Действительно, а что если ценой ограничения свободы будет счастье — всем, даром? И возможно ли оно — без свободы?
Как для ученого-теоретика, для Хаксли не существовало иных критериев истины, кроме логики и внутренней красоты выведенных уравнений. Политические идеи, вера в Бога, в социальный прогресс или в Человека с большой буквы — все это было не для него. Его философское неверие, которое, к счастью, редко изливалось сметающим все на своем пути нигилизмом, — только ирония, изящная сатира, никакой патетики, никакого педалирования! — в конечном счете обязательно должно было привести к появлению такой книги, как роман «О дивный новый мир».
Вероятно, это был эталонный агностик, сомневавшийся во всем, будь то наука, политика, исторический опыт. Хаксли не верил ни в Бога, ни в черта — как не верил и в то, что обоих не существует. Для истинного ученого подобный скепсис — необходимое, но недостаточное условие (хотя и построения физика-теоретика базируются на неких исходных аксиомах, не требующих доказательств). Но в общественной жизни подобный агностицизм чрезвычайно опасен. Как минимум, дискомфортен для тех, кто его исповедует.

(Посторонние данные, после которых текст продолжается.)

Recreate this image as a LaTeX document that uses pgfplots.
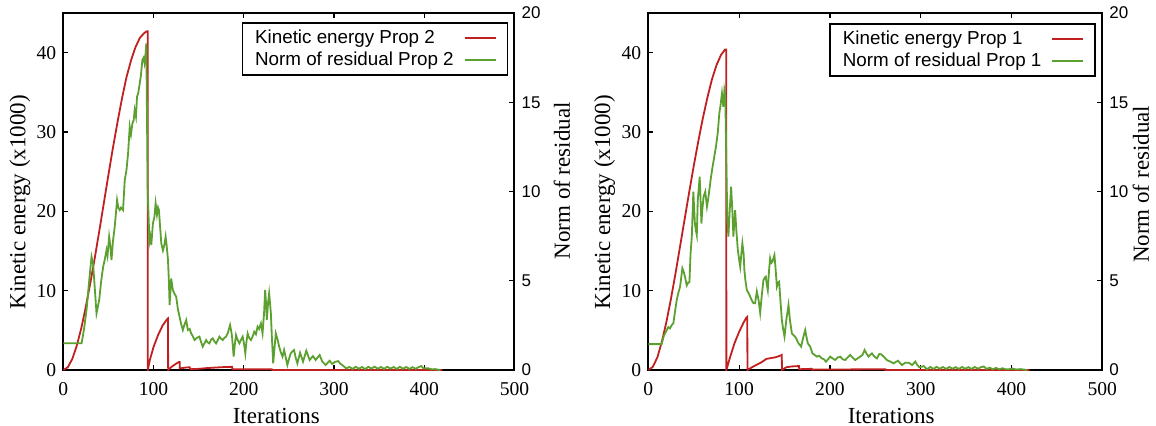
\documentclass[border=0pt]{standalone}
\usepackage{fontspec}
\setmainfont{Liberation Serif}
\setsansfont{Liberation Sans}
\usepackage{pgfplots}
\pgfplotsset{compat=1.18}
\definecolor{kered}{RGB}{192,32,32}
\definecolor{resgreen}{RGB}{92,160,48}

\pgfplotstableread{
x y
0 0
5 0.35
10 1.4
15 3.1
20 5.3
25 8.0
30 11.0
35 14.2
40 17.6
45 21.1
50 24.6
55 28.0
60 31.2
65 34.2
70 36.9
75 39.0
80 40.7
85 41.9
90 42.5
92.5 42.7
93.5 42.7
93.6 0
96 1.3
100 2.9
105 4.4
110 5.6
115 6.4
116 6.5
116.2 0
120 0.4
125 0.8
128 1.0
129 1.0
129.2 0.2
135 0.3
140 0.35
141 0.1
150 0.15
160 0.25
170 0.32
180 0.38
187 0.4
187.5 0.1
231 0.1
231.5 0
420 0
}\kepropB

\pgfplotstableread{
x y
0 1.5
20.3 1.5
23 2.3
25.8 3.4
28.7 5.0
31.3 6.35
33 5.97
35 4.5
36.8 3.17
39.8 3.92
42 5.0
44.2 5.79
46 6.2
47.9 6.72
49 6.4
50.8 7.47
52 7.0
53.4 6.16
55 7.2
57 8.03
59.6 9.52
61 9.1
62.6 8.96
64 9.1
66.2 8.96
68.1 10.64
70 11.2
71.8 12.14
73.6 13.63
75 13.2
76.6 13.82
78 14.0
79.1 14.57
80.5 14.2
81.7 15.31
83 15.5
84.7 16.06
86 16.5
87.6 17.37
89 17.5
90 17.2
91 17.6
92 18.3
93.5 10
95.5 7.2
96.4 7.47
97.5 7.0
99.3 8.2
101 8.6
102.3 9.34
103.8 8.7
105 9.1
106 8.96
107.3 8.0
108.6 7.1
110.4 6.7
112 7.0
113.4 7.47
114.5 7.0
116 6.16
117 5.0
117.8 3.64
119.6 5.13
121.4 4.48
123 4.3
125.1 4.11
127 3.4
128.8 2.99
130.5 2.6
132.5 2.24
134 2.5
136.2 2.8
138 2.24
140 2.3
141.7 2.05
143.5 1.9
145.4 1.68
148 1.8
150.9 1.87
152.5 1.6
154.5 1.31
156.5 1.5
158.3 1.68
160 1.55
161.9 1.49
163.8 1.7
165.6 1.77
167.5 1.6
169.3 1.49
171 1.65
173 1.87
175 1.75
176.7 1.68
178.5 1.8
180.4 1.87
182.5 2.1
184.8 2.52
186 2.2
187 1.87
188.8 0.75
190 1.4
191.4 1.96
193 1.7
195.1 1.49
197 1.7
198.8 1.87
200.5 1.4
201.7 0.93
203 1.6
204.3 2.05
206 1.8
208 1.68
210 1.9
211.6 2.15
213.5 2.0
215.3 2.43
217 2.3
219 2.61
220.8 2.05
222.5 3.2
223.7 4.48
225 3.5
225.5 2.8
227 3.8
228.1 4.3
229 3.8
230 3.2
231 2.0
232.6 0.37
234 1.2
235.5 2.05
237.5 1.7
239.2 1.31
241 1.0
242.9 0.75
244.7 1.12
246.5 0.7
248.3 0.28
250 0.6
252 0.93
254 1.05
255.7 1.12
257.5 0.7
259.4 0.37
262.4 0.97
265.7 0.47
269.3 1.08
273 0.56
276.7 0.78
279.6 0.56
284.1 0.84
287 0.47
290.7 0.28
295.1 0.52
298 0.34
301 0.45
304.6 0.5
307 0.35
309 0.28
311 0.2
313.5 0.09
317 0.17
320.5 0.06
324 0.18
327.5 0.07
331 0.17
334.5 0.05
338 0.18
341.5 0.08
345 0.19
348.5 0.07
352 0.17
355.5 0.06
359 0.18
362.5 0.08
366 0.17
369.5 0.06
373 0.18
376.5 0.07
380 0.17
383.5 0.06
387 0.16
390.5 0.07
394 0.17
396.7 0.22
399 0.1
401 0.09
404 0.1
408.4 0.04
412 0.05
417.6 0
}\resB

\pgfplotstableread{
x y
0 0
5 0.4
10 1.6
15 3.6
20 6.1
25 9.0
30 12.2
35 15.6
40 19.0
45 22.4
50 25.7
55 28.8
60 31.7
65 34.3
70 36.6
75 38.4
80 39.7
84.5 40.4
85.8 40.4
86 0
90 1.6
95 3.4
100 4.8
105 6.0
108 6.6
109 6.7
109.2 0
115 0.4
120 0.7
125 1.0
130 1.4
135 1.5
140 1.6
145 1.8
147 1.9
147.2 0
152 0.35
158 0.45
166 0.5
166.2 0.1
180 0.15
180.2 0.05
261 0.1
261.2 0
420 0
}\kepropA

\pgfplotstableread{
x y
0 1.45
14.7 1.45
17 1.9
20.3 2.24
22 2.4
23.9 2.33
25.5 2.5
27.6 2.62
29.5 3.3
31.3 3.92
33 4.3
35 4.67
36.3 5.2
37.5 5.7
39 5.5
40.5 5.2
42.3 4.74
44 4.9
45.3 4.92
46.5 6.5
47.9 7.47
49.6 9.99
51.3 8.21
52.5 7.8
53.4 7.56
54.5 9.52
56.6 10.83
58.5 8.21
59.5 9.0
60.9 9.71
62.7 9.99
64.6 9.15
66 9.6
67.2 10.08
69 10.8
70.8 11.39
72.5 11.9
74.5 12.51
76.5 13.3
78.2 14.38
79.5 14.8
81.1 15.5
82.6 14.75
83.8 15.69
84.8 15.4
85.8 12
87 8.5
88.2 7.47
89.5 8.8
91.2 10.27
92.5 9.0
93.7 7.47
95.6 8.96
97 7.8
98.6 6.72
100 6.2
101.2 5.79
102.5 6.5
103.6 7.1
105 6.5
105.8 5.6
107 5.0
108.5 4.48
110.5 4.3
112.2 4.11
114 3.9
115.8 3.74
117.6 3.74
119.5 4.4
121.5 3.9
123.2 3.2
125 4.2
126.8 5.04
128.7 5.2
129.4 5.23
130.5 4.8
131.6 4.48
133 5.6
134.2 6.26
135.5 6.0
136.8 6.07
138 6.3
138.9 6.44
140 5.8
141.6 4.67
143 4.9
144.1 4.95
145.5 3.9
147.1 2.8
148.5 2.3
150 1.87
152 2.8
154.4 3.64
156 2.8
158.1 2.05
160 1.95
161.7 1.87
163.5 1.7
165.4 1.49
167 1.4
168.3 1.31
170.5 1.8
172.8 2.24
174 1.9
175.7 1.49
178.3 1.31
180.8 0.93
183 0.85
185.6 0.75
188 0.8
191.2 0.65
193.5 0.6
195.6 0.47
198 0.6
200.3 0.75
203 0.65
205.8 0.56
208.5 0.7
211.4 0.75
214 0.6
216.9 0.56
219.5 0.7
222.4 0.84
225 0.7
227.9 0.56
230.5 0.65
233.4 0.75
236 0.85
238.2 1.12
240.5 0.9
242.6 0.75
244.5 0.85
246.3 0.93
249 0.75
251.8 0.65
254.4 0.9
256.5 0.88
259.2 0.75
262.8 0.56
266.5 0.47
270.2 0.37
272.5 0.45
275 0.52
277 0.4
279.4 0.28
283.1 0.41
286.8 0.41
290.5 0.28
294.1 0.47
296 0.3
298.5 0.15
303.3 0.22
307 0.04
310.5 0.17
314 0.06
317.5 0.18
321 0.07
324.5 0.17
328 0.06
331.5 0.17
335 0.07
338.5 0.16
342 0.06
345.5 0.17
349 0.07
352.5 0.16
356 0.06
359.5 0.17
363 0.07
366.5 0.16
369.5 0.2
372.5 0.06
376 0.13
379.5 0.04
383 0.12
386.5 0.04
390 0.1
393.5 0.04
397 0.04
401 0.08
405 0.03
410 0.05
417.2 0
}\resA

\pgfplotsset{
  common/.style={
    scale only axis, height=178.5pt, xmin=0, xmax=500,
    /pgf/number format/assume math mode=true,
    tick align=inside, major tick length=2.5pt,
    every tick/.style={black, line width=0.6pt},
    axis line style={line width=1pt},
  },
  leftaxis/.style={
    common, ymin=0, ymax=45, ytick={0,10,20,30,40}, xtick={0,100,...,500},
    ytick pos=left,
    xticklabel style={font=\fontsize{9.8}{10}\selectfont, yshift=-2.5pt},
    yticklabel style={font=\fontsize{9.8}{10}\selectfont},
    xlabel={Iterations}, ylabel={Kinetic energy (x1000)},
    every axis y label/.style={at={(axis description cs:-0.096,0.47)}, anchor=center, rotate=90, font=\fontsize{11.5}{12}\selectfont},
  },
  rightaxis/.style={
    common, ymin=0, ymax=20, ytick={0,5,...,20},
    axis y line*=right, axis x line=none,
    yticklabel style={font=\sffamily\fontsize{8.5}{9}\selectfont},
    ylabel={Norm of residual},
    legend plot pos=right,
    legend cell align=left,
    legend image code/.code={\path (0pt,0pt); \draw[line width=1pt,##1] (4pt,0pt) -- (19.5pt,0pt);},
    legend style={anchor=north east, draw=black, line width=0.8pt, fill=white,
      font=\sffamily\fontsize{9.4}{10}\selectfont, inner xsep=5.35pt, inner ysep=1.8pt,
      nodes={inner sep=1pt, text height=0.72em, text depth=0.2em}},
  },
}

\begin{document}
\begin{tikzpicture}
\path[use as bounding box] (0,0) rectangle (578pt,212.5pt);

% ---------- Left panel (Prop 2) ----------
\begin{axis}[leftaxis, at={(31.65pt,27.5pt)}, anchor=south west, width=225.6pt,
  every axis x label/.style={at={(axis description cs:0.472,-0.1485)}, anchor=base, font=\fontsize{11.5}{12}\selectfont}]
\addplot[kered, line width=0.9pt] table[x=x,y=y] {\kepropB};
\end{axis}
\begin{axis}[rightaxis, at={(31.65pt,27.5pt)}, anchor=south west, width=225.6pt,
  every axis y label/.style={at={(axis description cs:1.105,0.53)}, anchor=center, rotate=90, font=\fontsize{11.5}{12}\selectfont},
  legend style={at={(rel axis cs:0.986,0.9735)}}]
\addlegendimage{kered, line width=1pt}
\addlegendentry{Kinetic energy Prop 2}
\addplot[resgreen, line width=0.9pt] table[x=x,y=y] {\resB};
\addlegendentry{Norm of residual Prop 2}
\end{axis}

% ---------- Right panel (Prop 1) ----------
\begin{axis}[leftaxis, at={(324.15pt,27.5pt)}, anchor=south west, width=227pt,
  every axis x label/.style={at={(axis description cs:0.535,-0.1485)}, anchor=base, font=\fontsize{11.5}{12}\selectfont}]
\addplot[kered, line width=0.9pt] table[x=x,y=y] {\kepropA};
\end{axis}
\begin{axis}[rightaxis, at={(324.15pt,27.5pt)}, anchor=south west, width=227pt,
  every axis y label/.style={at={(axis description cs:1.085,0.52)}, anchor=center, rotate=90, font=\fontsize{11.5}{12}\selectfont},
  legend style={at={(rel axis cs:0.986,0.971)}}]
\addlegendimage{kered, line width=1pt}
\addlegendentry{Kinetic energy Prop 1}
\addplot[resgreen, line width=0.9pt] table[x=x,y=y] {\resA};
\addlegendentry{Norm of residual Prop 1}
\end{axis}
\end{tikzpicture}
\end{document}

* * *Олдос Леонард Хаксли родился 26 июля 1894 года. Детство будущего писателя прошло в условиях, можно сказать, тепличных. По крайней мере, на первый взгляд. Блестящее образование в Итоне, рафинированная интеллигентная семья. Внук знаменитого естествоиспытателя-дарвиниста Томаса Хаксли (фамилию которого у нас по традиции пишут иначе — Гексли), сын состоятельного издателя, внучатый племянник известного поэта и литературного критика Мэтью Арнольда… Так и хочется сказать «аристократ», имея в виду не сословное деление, а в большей мере аристократизм духа. Незаурядной личностью, органично чуждой плебсу, толпе, он был несомненно.
В литературу его привел, как ни странно, физический недуг. В шестнадцатилетнем возрасте юношу, всерьез собиравшегося стать врачом, самого настигла тяжелая болезнь глаз. Он всю оставшуюся жизнь провел под угрозой полной потери зрения — в очках с чудовищными линзами. С наукой было покончено, и молодой Хаксли направил стопы по другой семейной дорожке. Он начал писать и быстро понял, в чем его настоящее призвание. И его Голгофа.
Невозможно представить себе британскую интеллектуальную жизнь 1920-х годов без Олдоса Хаксли. И невозможно, вероятно, назвать натуру более спорную — хотя и адекватную «свингующим двадцатым». Его романы критики поругивали, но идеи и беспощадное «раздевающее» остроумие признавали даже те, кого одно имя писателя приводило в состояние раздражения. Да и как ему не поддаться, когда этот жуткий шутник позволял себе издевательские насмешки над всем набором увлечений тогдашней интеллектуальной лондонской элиты! Над рационализмом и мистицизмом, культом духовности и «низменным» Фрейдом. Для него поистине не было ничего святого, а в этом случае, как заметил польский мастер афоризмов Станислав Ежи Лец, «оскорбятся даже атеисты»!
Как и его соотечественник Оруэлл, Хаксли был настоящим интеллигентом (если не настаивать на том, что интеллигенция — это исключительно российский феномен). Во всяком случае, оба английских писателя обладали таким «родовым» качеством интеллигента, как сдержанная неприязнь к обожествлению кого и чего бы то ни было. Чувство самоиронии, критической дистанции — в том числе по отношению к самому себе — Хаксли, несомненно, было присуще.
Многие взгляды Хаксли в посвященных ему работах либо старательно замалчиваются, либо, напротив, сознательно преувеличиваются и утрируются. Кто-то посчитал, что английский романист-интеллектуал с симпатией относился к национал-социализму; другие обвиняли Хаксли чуть ли не в расизме и ксенофобии. Что-то определенно было, но, к счастью, так и осталось штрихами, досадными пятнами на портрете человека, в общем, светлого. У всякой значительной личности таких «пятнышек» хватает. Хаксли и сам был человеком сложным, и роман свой писал не для тех, кто жаждет простых ответов.
В литературе он прожил почти полвека и много всего написал — тут и романы, и стихи, и пьесы, а также эссе, биографии, путевые дневники, философские сочинения и то, что сегодня назвали бы публицистикой. Писал Хаксли как заведенный, отказывая себе в отпусках и выходных, и делал свое дело методично, аккуратно, без особого надрыва. Он не сжег себя в короткой жизни-вспышке, как Эдгар По или тот же Оруэлл, и дотянул почти до семидесяти. Да и умер не в результате нервного истощения, не надорвавшись, а от болезни, безразличной к типу личности, — от рака.